*Your objective*: Reproduce the listing below without any change.

*Given data*:

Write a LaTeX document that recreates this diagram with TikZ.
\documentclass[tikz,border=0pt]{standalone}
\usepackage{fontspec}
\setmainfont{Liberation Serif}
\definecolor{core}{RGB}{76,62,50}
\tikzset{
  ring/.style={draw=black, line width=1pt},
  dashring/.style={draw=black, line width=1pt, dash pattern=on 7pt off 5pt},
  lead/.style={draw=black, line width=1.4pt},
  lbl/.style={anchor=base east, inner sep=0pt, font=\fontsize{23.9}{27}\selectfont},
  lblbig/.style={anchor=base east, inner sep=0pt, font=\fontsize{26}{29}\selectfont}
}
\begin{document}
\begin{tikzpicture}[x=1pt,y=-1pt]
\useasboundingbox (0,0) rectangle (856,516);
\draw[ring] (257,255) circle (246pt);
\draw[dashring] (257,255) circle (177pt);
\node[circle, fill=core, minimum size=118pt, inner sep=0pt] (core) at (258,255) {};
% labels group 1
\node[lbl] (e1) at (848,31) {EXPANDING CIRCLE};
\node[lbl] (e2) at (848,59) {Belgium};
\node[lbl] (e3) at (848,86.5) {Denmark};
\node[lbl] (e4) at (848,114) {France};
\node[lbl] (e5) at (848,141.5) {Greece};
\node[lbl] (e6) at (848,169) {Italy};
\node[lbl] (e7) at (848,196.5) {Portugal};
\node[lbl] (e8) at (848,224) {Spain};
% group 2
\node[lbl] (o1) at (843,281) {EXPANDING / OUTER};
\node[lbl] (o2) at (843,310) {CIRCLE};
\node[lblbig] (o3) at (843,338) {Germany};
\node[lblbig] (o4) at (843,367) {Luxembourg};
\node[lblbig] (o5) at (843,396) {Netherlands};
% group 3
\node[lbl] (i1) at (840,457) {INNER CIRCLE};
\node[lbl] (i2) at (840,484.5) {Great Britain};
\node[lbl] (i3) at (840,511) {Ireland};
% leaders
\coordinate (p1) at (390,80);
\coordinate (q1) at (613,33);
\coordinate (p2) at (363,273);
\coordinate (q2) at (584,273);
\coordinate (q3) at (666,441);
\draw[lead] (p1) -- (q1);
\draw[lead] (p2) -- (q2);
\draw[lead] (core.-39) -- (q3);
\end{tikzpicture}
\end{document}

*Solution to this exercise*:
Write a LaTeX document that recreates this diagram with TikZ.
\documentclass[tikz,border=0pt]{standalone}
\usepackage{fontspec}
\setmainfont{Liberation Serif}
\definecolor{core}{RGB}{76,62,50}
\tikzset{
  ring/.style={draw=black, line width=1pt},
  dashring/.style={draw=black, line width=1pt, dash pattern=on 7pt off 5pt},
  lead/.style={draw=black, line width=1.4pt},
  lbl/.style={anchor=base east, inner sep=0pt, font=\fontsize{23.9}{27}\selectfont},
  lblbig/.style={anchor=base east, inner sep=0pt, font=\fontsize{26}{29}\selectfont}
}
\begin{document}
\begin{tikzpicture}[x=1pt,y=-1pt]
\useasboundingbox (0,0) rectangle (856,516);
\draw[ring] (257,255) circle (246pt);
\draw[dashring] (257,255) circle (177pt);
\node[circle, fill=core, minimum size=118pt, inner sep=0pt] (core) at (258,255) {};
% labels group 1
\node[lbl] (e1) at (848,31) {EXPANDING CIRCLE};
\node[lbl] (e2) at (848,59) {Belgium};
\node[lbl] (e3) at (848,86.5) {Denmark};
\node[lbl] (e4) at (848,114) {France};
\node[lbl] (e5) at (848,141.5) {Greece};
\node[lbl] (e6) at (848,169) {Italy};
\node[lbl] (e7) at (848,196.5) {Portugal};
\node[lbl] (e8) at (848,224) {Spain};
% group 2
\node[lbl] (o1) at (843,281) {EXPANDING / OUTER};
\node[lbl] (o2) at (843,310) {CIRCLE};
\node[lblbig] (o3) at (843,338) {Germany};
\node[lblbig] (o4) at (843,367) {Luxembourg};
\node[lblbig] (o5) at (843,396) {Netherlands};
% group 3
\node[lbl] (i1) at (840,457) {INNER CIRCLE};
\node[lbl] (i2) at (840,484.5) {Great Britain};
\node[lbl] (i3) at (840,511) {Ireland};
% leaders
\coordinate (p1) at (390,80);
\coordinate (q1) at (613,33);
\coordinate (p2) at (363,273);
\coordinate (q2) at (584,273);
\coordinate (q3) at (666,441);
\draw[lead] (p1) -- (q1);
\draw[lead] (p2) -- (q2);
\draw[lead] (core.-39) -- (q3);
\end{tikzpicture}
\end{document}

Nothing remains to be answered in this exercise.